Aggregations of negative review points:
- The version of pandas used in this course is 0.19.2, which is not convenient for using some functions.
- The materials are useful, but the tools are outdated and the lectures contain numerous mistakes.
- What is taught in the lessons and what is asked in the assignments have nothing to do with it.
- Assignments are too difficult and auto-grader is tough. (Recommended workaround: peak at the discussion forums and use Google)
... and our favorite overall review:
Great introduction to representing and manipulating data with python pandas series and dataframes. Lectures are interesting and clearly presented with interactive examples in jupyter notebooks. The last two assignments are quite tricky as the hard part is cleaning and preprocessing real-world data, obtained from wikipedia etc., in dataframe form, somtimes using techniques not explicitly covered in lectures so some searching and self-learning is required. However, this is the core learning experience of the course as it reflects the messiness of data analysis in real world situations.
While we love Coursera as a hosting platform, sometimes Udemy rocks with their selection of materials and deep dives.
The biggest complaint about this course from U of M is that it uses outdated python modules that will not translate to the real world. While it helps to be able to problem solve, it also helps to know the right syntax. This python programming class has more than 200 exercises and focuses almost exclusively on Python 3. The material updates frequently to remain cutting-edge.
This course can be included in Udemy's Personal Plan, which costs about $16/month after a 7-day trial. Otherwise it's a straight $120 to complete at your own pace. We recommend signing up for the plan to see if this course is right for you (and then cancelling if not!).
Stanford University does a baller specialization in machine learning through Coursera. This tried-and-true program has been around since 2012, and is taught by one of the most revered AI professionals in the industry. Read our full writeup here.
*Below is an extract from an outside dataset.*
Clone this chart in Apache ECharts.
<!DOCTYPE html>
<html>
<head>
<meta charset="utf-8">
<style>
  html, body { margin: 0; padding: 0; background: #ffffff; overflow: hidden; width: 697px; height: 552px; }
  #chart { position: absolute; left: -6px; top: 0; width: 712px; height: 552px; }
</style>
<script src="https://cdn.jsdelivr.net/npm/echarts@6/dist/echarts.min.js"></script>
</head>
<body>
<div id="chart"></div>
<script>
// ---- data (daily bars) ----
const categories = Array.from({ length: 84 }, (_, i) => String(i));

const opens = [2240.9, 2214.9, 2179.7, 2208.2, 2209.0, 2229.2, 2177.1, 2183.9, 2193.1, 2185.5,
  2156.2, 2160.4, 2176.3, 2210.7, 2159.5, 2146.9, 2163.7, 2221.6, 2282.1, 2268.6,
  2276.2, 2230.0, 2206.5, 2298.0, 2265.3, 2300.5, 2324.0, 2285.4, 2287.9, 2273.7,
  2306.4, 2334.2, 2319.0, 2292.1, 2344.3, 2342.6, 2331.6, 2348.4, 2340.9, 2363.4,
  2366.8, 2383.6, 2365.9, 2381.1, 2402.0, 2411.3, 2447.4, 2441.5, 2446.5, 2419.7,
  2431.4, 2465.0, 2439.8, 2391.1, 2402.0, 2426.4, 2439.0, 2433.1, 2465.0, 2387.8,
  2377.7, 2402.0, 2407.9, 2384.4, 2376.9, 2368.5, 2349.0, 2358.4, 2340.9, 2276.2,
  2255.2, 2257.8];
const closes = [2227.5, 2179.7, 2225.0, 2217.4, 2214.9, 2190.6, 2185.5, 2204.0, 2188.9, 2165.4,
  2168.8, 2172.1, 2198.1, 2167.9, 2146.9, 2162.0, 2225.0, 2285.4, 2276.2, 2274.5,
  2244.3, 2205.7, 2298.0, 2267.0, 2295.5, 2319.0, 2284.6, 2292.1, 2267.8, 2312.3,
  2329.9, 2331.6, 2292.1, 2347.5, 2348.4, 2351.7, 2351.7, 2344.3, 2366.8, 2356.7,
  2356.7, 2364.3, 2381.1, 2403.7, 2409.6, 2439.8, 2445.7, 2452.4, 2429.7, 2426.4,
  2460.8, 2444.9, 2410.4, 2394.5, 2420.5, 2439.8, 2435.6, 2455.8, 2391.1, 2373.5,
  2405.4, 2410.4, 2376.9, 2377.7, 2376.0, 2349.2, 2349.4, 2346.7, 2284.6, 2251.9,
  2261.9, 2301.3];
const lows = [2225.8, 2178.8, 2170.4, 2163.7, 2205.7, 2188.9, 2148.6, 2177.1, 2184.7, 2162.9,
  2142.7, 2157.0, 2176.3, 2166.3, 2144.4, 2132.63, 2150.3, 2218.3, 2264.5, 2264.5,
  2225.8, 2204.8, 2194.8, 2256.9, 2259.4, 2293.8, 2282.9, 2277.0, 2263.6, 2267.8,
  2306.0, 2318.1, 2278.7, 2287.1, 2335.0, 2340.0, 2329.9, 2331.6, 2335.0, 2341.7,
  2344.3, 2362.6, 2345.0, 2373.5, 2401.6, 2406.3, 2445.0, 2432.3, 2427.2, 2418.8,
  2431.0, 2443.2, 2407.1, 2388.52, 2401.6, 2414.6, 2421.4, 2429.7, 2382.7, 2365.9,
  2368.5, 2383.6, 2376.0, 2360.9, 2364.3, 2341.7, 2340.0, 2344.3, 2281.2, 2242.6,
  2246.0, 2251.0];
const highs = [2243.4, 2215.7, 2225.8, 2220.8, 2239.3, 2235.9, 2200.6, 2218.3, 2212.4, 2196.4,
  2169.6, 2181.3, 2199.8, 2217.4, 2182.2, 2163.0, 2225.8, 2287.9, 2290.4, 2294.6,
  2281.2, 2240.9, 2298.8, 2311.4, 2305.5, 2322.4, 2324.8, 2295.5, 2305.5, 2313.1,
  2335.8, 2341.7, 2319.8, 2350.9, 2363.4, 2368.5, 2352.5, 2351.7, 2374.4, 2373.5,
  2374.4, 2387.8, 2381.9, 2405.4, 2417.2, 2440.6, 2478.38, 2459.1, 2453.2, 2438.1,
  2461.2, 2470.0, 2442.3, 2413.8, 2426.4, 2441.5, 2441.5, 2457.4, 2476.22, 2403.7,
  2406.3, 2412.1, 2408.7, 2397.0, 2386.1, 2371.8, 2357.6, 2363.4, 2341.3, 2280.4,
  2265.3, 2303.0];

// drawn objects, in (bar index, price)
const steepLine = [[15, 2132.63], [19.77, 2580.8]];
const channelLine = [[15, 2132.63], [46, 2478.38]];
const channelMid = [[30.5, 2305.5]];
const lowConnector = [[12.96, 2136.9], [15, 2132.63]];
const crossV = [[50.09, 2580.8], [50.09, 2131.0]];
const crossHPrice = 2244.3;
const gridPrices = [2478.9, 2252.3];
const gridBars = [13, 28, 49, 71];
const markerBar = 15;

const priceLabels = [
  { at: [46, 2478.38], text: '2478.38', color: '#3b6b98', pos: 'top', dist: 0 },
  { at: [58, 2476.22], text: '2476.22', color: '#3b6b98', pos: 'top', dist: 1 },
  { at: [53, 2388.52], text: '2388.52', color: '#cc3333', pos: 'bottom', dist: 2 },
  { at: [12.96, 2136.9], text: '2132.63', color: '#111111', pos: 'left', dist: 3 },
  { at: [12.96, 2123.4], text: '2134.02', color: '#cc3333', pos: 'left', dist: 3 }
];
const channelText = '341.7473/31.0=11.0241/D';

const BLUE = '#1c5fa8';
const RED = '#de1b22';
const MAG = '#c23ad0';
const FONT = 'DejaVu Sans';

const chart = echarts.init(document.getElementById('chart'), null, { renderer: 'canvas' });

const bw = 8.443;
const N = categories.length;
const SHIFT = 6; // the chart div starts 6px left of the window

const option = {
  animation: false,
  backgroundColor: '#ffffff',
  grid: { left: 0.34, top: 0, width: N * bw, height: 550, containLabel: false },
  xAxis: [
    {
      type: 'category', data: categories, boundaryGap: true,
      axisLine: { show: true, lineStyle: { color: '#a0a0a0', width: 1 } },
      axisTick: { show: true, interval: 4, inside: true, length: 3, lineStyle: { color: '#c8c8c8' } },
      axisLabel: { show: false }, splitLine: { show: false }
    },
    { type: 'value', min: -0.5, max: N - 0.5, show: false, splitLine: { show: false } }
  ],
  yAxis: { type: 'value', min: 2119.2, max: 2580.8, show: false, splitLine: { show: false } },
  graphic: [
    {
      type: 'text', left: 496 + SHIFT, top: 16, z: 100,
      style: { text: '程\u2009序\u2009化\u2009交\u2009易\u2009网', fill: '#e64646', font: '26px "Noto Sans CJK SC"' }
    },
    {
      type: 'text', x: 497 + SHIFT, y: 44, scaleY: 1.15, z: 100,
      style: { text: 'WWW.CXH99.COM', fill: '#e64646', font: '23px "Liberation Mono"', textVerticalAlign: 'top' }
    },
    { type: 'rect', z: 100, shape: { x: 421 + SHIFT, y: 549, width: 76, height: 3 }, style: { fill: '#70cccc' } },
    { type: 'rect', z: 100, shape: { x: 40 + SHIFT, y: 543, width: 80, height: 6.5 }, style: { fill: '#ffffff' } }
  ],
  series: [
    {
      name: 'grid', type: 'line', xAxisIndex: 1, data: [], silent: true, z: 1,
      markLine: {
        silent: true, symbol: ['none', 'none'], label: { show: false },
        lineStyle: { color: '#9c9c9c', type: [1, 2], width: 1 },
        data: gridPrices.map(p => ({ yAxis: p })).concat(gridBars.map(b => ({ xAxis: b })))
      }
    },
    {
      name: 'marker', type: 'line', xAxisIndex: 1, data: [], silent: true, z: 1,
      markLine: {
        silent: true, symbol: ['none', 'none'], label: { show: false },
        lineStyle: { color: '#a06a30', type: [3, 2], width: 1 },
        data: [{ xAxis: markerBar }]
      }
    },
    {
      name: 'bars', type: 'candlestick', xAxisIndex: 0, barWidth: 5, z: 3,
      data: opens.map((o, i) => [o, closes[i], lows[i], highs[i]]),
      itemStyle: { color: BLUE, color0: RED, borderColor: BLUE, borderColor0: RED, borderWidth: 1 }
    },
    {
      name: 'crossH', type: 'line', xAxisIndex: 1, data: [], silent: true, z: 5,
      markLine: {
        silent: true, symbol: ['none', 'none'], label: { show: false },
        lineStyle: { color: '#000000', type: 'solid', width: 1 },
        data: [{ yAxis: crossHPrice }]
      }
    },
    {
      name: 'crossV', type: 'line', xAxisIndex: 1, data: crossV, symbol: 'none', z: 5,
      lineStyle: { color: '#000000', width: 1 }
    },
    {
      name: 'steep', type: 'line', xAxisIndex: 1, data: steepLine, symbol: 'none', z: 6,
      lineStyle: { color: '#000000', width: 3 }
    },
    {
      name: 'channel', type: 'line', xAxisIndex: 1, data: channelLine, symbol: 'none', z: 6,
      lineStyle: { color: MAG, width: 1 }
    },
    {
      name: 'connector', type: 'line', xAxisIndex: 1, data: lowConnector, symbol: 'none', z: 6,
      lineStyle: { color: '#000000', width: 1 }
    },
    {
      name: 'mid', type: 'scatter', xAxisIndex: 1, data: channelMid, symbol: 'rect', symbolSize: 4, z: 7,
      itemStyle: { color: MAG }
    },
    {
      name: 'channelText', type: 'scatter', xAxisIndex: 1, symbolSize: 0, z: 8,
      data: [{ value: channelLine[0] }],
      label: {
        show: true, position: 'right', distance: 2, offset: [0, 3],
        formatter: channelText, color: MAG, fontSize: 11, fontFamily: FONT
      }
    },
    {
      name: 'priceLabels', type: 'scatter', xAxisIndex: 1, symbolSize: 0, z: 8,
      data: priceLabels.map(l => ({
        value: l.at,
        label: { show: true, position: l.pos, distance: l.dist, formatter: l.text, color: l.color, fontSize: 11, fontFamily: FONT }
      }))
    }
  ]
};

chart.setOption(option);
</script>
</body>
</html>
It's free to audit, but if you want the certificate (recommended), it's $49 a month to complete at your own pace.
Best Alternative Analytics Specializations
Google also sponsors a data analytics certificate program through Coursera. This is one of the more coveted certificates in the industry for learning the Google Analytics tool specifically, hence our recommendation of this course from Duke. Google's course is also free to audit, but same rules apply if you want the certificate to show off at $49 a month.
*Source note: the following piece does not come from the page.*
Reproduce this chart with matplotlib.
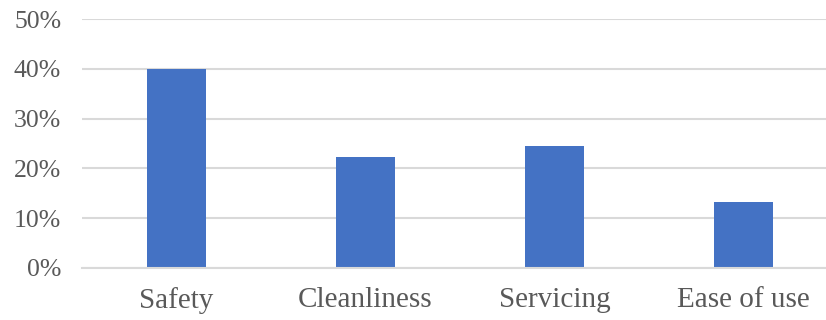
import matplotlib.pyplot as plt
from matplotlib.ticker import FuncFormatter

# Share of responses by concern
categories = ["Safety", "Cleanliness", "Servicing", "Ease of use"]
shares = [40.0, 22.2, 24.4, 13.3]
yticks = [0, 10, 20, 30, 40, 50]

plt.rcParams['font.family'] = ['Liberation Serif', 'DejaVu Serif']

fig = plt.figure(figsize=(8.26, 3.2), dpi=100)
# plot area runs off the right edge of the figure
ax = fig.add_axes([82 / 826, 52 / 320, 1 - 82 / 826, 249 / 320])

x = range(len(categories))
ax.bar(x, shares, width=0.312, color="#4472C4", zorder=3)

ax.set_xlim(-0.5, (826 - 176.5) / 189.0)
ax.set_ylim(0, 50)
ax.set_yticks(yticks)
ax.yaxis.set_major_formatter(FuncFormatter(lambda v, p: f"{v:.0f}%"))
ax.set_xticks(list(x))
ax.set_xticklabels(categories)

ax.grid(axis="y", color="#d9d9d9", linewidth=1.5, zorder=0)
for side in ["top", "right", "left"]:
    ax.spines[side].set_visible(False)
ax.spines["bottom"].set_color("#d9d9d9")
ax.spines["bottom"].set_linewidth(1.5)
ax.spines["bottom"].set_zorder(4)

ax.tick_params(axis="both", length=0, colors="#595959")
ax.tick_params(axis="y", labelsize=18.5, pad=15)
ax.tick_params(axis="x", labelsize=21, pad=14)

plt.savefig("out.png", dpi=100)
If you're looking to learn and have some time, we LOVED the format of this Udemy program. We weren't alone-- the course has more than 150,000 reviews and averaged a 4.7 rating.
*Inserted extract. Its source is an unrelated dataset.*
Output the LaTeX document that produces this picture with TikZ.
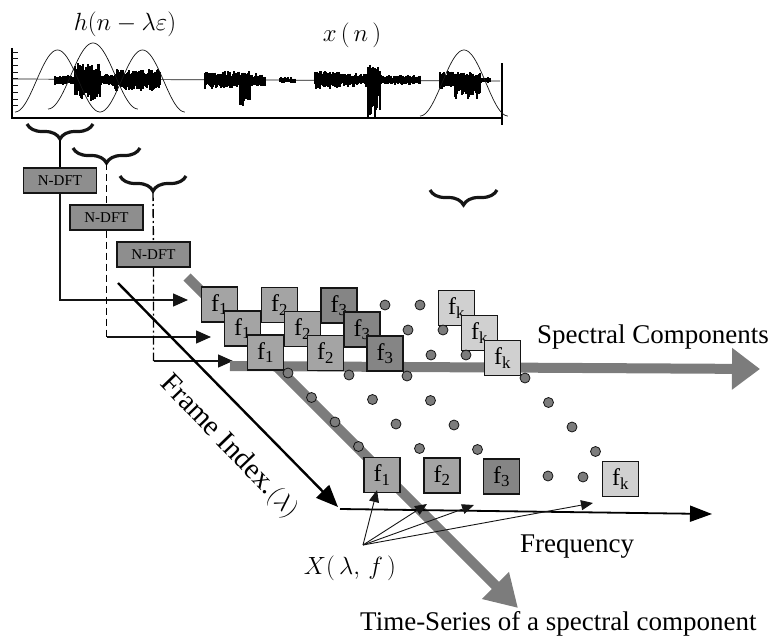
\documentclass[tikz,border=0pt]{standalone}
\usepackage{fontspec}
\setmainfont{Liberation Serif}
\usetikzlibrary{arrows.meta,positioning,calc,decorations.pathreplacing}
\definecolor{Ink}{HTML}{151515}
\definecolor{BoxMid}{HTML}{A4A4A4}
\definecolor{BoxDark}{HTML}{858585}
\definecolor{BoxPale}{HTML}{D0D0D0}
\definecolor{DftGray}{HTML}{8E8E8E}
\definecolor{Band}{HTML}{7C7C7C}
\tikzset{
  dftbox/.style={draw=Ink,fill=DftGray,line width=1.3pt,minimum width=73pt,
    minimum height=25pt,inner sep=0pt,font=\fontsize{15}{15}\selectfont},
  fbox/.style={draw=Ink,fill=BoxMid,line width=1.2pt,minimum width=36pt,
    minimum height=35pt,inner sep=0pt,font=\fontsize{24}{24}\selectfont},
  fboxdark/.style={fbox,fill=BoxDark},
  fboxpale/.style={fbox,fill=BoxPale},
  bin/.style={circle,draw=Ink,fill=Band,line width=0.8pt,inner sep=0pt,minimum size=10pt},
  feed/.style={line width=1.4pt,color=Ink,-{Triangle[length=15pt,width=13pt]}},
  pointer/.style={line width=0.9pt,color=Ink,-{Triangle[length=12pt,width=10pt]}},
  band/.style={line width=10pt,color=Band,-{Triangle[length=28pt,width=40pt]}},
  curly/.style={decorate,decoration={brace,amplitude=15pt},line width=3.2pt,color=Ink},
  axistext/.style={font=\fontsize{27}{30}\selectfont,inner sep=0pt},
  wave/.style={line width=0.7pt,color=Ink}
}
\begin{document}
\begin{tikzpicture}[x=1pt,y=-1pt]
  \useasboundingbox (0,0) rectangle (778,642);
  % signal x(n) and the sliding windows
  \draw[line width=1.2pt] (12,48) -- (12,118) -- (502,118);
  \draw[line width=1.2pt] (502,63) -- (502,125);
  \foreach \y in {52,58.7,...,112} \draw[wave] (12,\y) -- (18,\y);
  \draw[wave] (12,79) -- (500,81);
  \pgfmathsetseed{11}
  \foreach \a/\b/\u/\d in {55/75/5/5,75/100/18/22,100/115/6/6,115/160/11/11,
      205/240/9/9,240/250/9/30,250/265/7/7,280/295/3/3,315/340/9/9,340/367/7/7,
      368/380/18/39,380/420/5/5,440/455/9/9,455/480/8/20,480/490/3/3} {
    \foreach \p in {\a,...,\b} {
      \pgfmathsetmacro\hu{\u*(0.4+0.6*rnd)}
      \pgfmathsetmacro\hd{\d*(0.4+0.6*rnd)}
      \draw[line width=1.1pt] (\p,80-\hu) -- (\p,80+\hd);
    }
  }
  \foreach \a/\w/\ya/\yb in {15/85/112/62,48/90/109/66,100/85/112/62,420/88/116/66}
    \draw[wave] plot[domain=0:1,samples=60] ({\a+\x*\w},{\ya-\yb*(1-cos(360*\x))/2});
  \node[font=\fontsize{37}{37}\selectfont] (hlab) at (125,24) {$h(n-\lambda\varepsilon)$};
  \node[font=\fontsize{37}{37}\selectfont] (xnlab) at (352,35) {$x\,(\,n\,)$};

  % frames -> N-DFT
  \draw[curly] (93,124) -- (27,124);
  \draw[curly] (140,148) -- (73,148);
  \draw[curly] (186,176) -- (120,176);
  \draw[curly] (497,190) -- (430,190);
  \coordinate (t1) at (60,140);
  \coordinate (t2) at (106.5,163);
  \coordinate (t3) at (153,192);
  \node[dftbox] (dft1) at (60,180.5) {N-DFT};
  \node[dftbox] (dft2) at (106.5,217.5) {N-DFT};
  \node[dftbox] (dft3) at (153.5,254.5) {N-DFT};
  \coordinate (in1) at (188,300);
  \coordinate (in2) at (211,337);
  \coordinate (in3) at (233,361);
  \draw[line width=1.4pt] (t1) -- (dft1);
  \draw[feed] (dft1.south) |- (in1);
  \draw[line width=1.4pt,dash pattern=on 7pt off 4pt] (t2) -- (dft2)
    (dft2.south) -- (dft2.south |- in2);
  \draw[feed] (dft2.south |- in2) -- (in2);
  \draw[line width=1.4pt,dash pattern=on 9pt off 3pt on 2pt off 3pt] (t3) -- (dft3)
    (dft3.south) -- (dft3.south |- in3);
  \draw[feed] (dft3.south |- in3) -- (in3);

  % axes
  \coordinate (fi0) at (118,283);
  \coordinate (fi1) at (338,507);
  \draw[line width=2.4pt,-{Triangle[length=22pt,width=18pt]}] (fi0) -- (fi1);
  \node[axistext,font=\fontsize{29}{30}\selectfont,rotate=-46] (filab) at (229,447) {Frame Index.$(\lambda)$};
  \coordinate (ts0) at (187,277);
  \coordinate (ts1) at (518,608);
  \draw[band,-{Triangle[length=32pt,width=36pt]}] (ts0) -- (ts1);
  \coordinate (sc0) at (230,366);
  \coordinate (sc1) at (760,369);
  \draw[band] (sc0) -- (sc1);

  % spectra of the frames
  \foreach \r in {0,1,2} {
    \node[fbox] (f1-\r) at ({219.5+23*\r},{304.5+24*\r}) {f\textsubscript{1}};
    \node[fbox] (f2-\r) at ({279.5+23*\r},{305+24*\r}) {f\textsubscript{2}};
    \node[fboxdark] (f3-\r) at ({339+23*\r},{305.5+24*\r}) {f\textsubscript{3}};
    \node[fboxpale] (fk-\r) at ({456.5+23*\r},{308+25*\r}) {f\textsubscript{k}};
    \node[bin] (r1-\r) at ({385+23*\r},{305+25*\r}) {};
    \node[bin] (r2-\r) at ({420+23*\r},{305+25*\r}) {};
  }
  \foreach \c/\y [count=\i] in {288/373,349/375,407/376,525/378}
    \foreach \k in {0,1,2,3}
      \node[bin] (d\i-\k) at ({\c+23.5*\k},{\y+24.5*\k}) {};
  \node[fbox] (b1) at (382,475) {f\textsubscript{1}};
  \node[fbox] (b2) at (442,475.5) {f\textsubscript{2}};
  \node[fboxdark] (b3) at (501.5,476.5) {f\textsubscript{3}};
  \node[bin] (r1-3) at (548,476) {};
  \node[bin] (r2-3) at (583,477) {};
  \node[fboxpale] (bk) at (620.5,479) {f\textsubscript{k}};

  \coordinate (fq0) at (340,509);
  \coordinate (fq1) at (712,514);
  \draw[line width=1.8pt,-{Triangle[length=22pt,width=16pt]}] (fq0) -- (fq1);
  \coordinate (xo) at (363,545);
  \coordinate (q2) at (427,504);
  \coordinate (q3) at (474,505);
  \coordinate (qk) at (593,503);
  \draw[pointer] (xo) -- ([xshift=-5pt,yshift=3pt]b1.south);
  \foreach \q in {q2,q3,qk} \draw[pointer] (xo) -- (\q);
  \node[font=\fontsize{26}{26}\selectfont] (xlab) at (350,568) {$X(\,\lambda,\,f\,)$};

  \node[axistext,anchor=base west] (sclab) at (537,343) {Spectral Components};
  \node[axistext,anchor=base west] (fqlab) at (520,552) {Frequency};
  \node[axistext,anchor=base west] (tslab) at (360,630) {Time-Series of a spectral component};
\end{tikzpicture}
\end{document}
The program focuses on continuous improvement, rather than cramming in curriculum. It breaks out each day, literally 100 of them, into bite-sized chunks of python to keep the learning experience from being overwhelming. They had an impressive roster of clients too, including Volvo, Box and Evenbrite.
We recommend completing this program in tandem with another certification like U of M's (for street cred, err, recruiter search keywords) to really dig deep into the material. This course also only costs $16/month, or $85 to complete at your own pace.
The University of Michigan's Data Science program is a great credential for job seekers and mid-level python users, but the content might be a little outdated for beginners looking to really sink their teeth into programming with Python.
If you're looking for a beginner-level python class, this may not be the certification for you. We'd recommend checking out one of our recommended alternative classes and deciding what structure works best for you. BUT, if you're looking to one-up your thinking around data science and mathematics, this course would certainly be a valuable asset!
Here at Bridged we are huge fans of stacking micro-certifications to achieve desired career results. This program could be one notch in your arsenal to really kick your technical expertise into gear!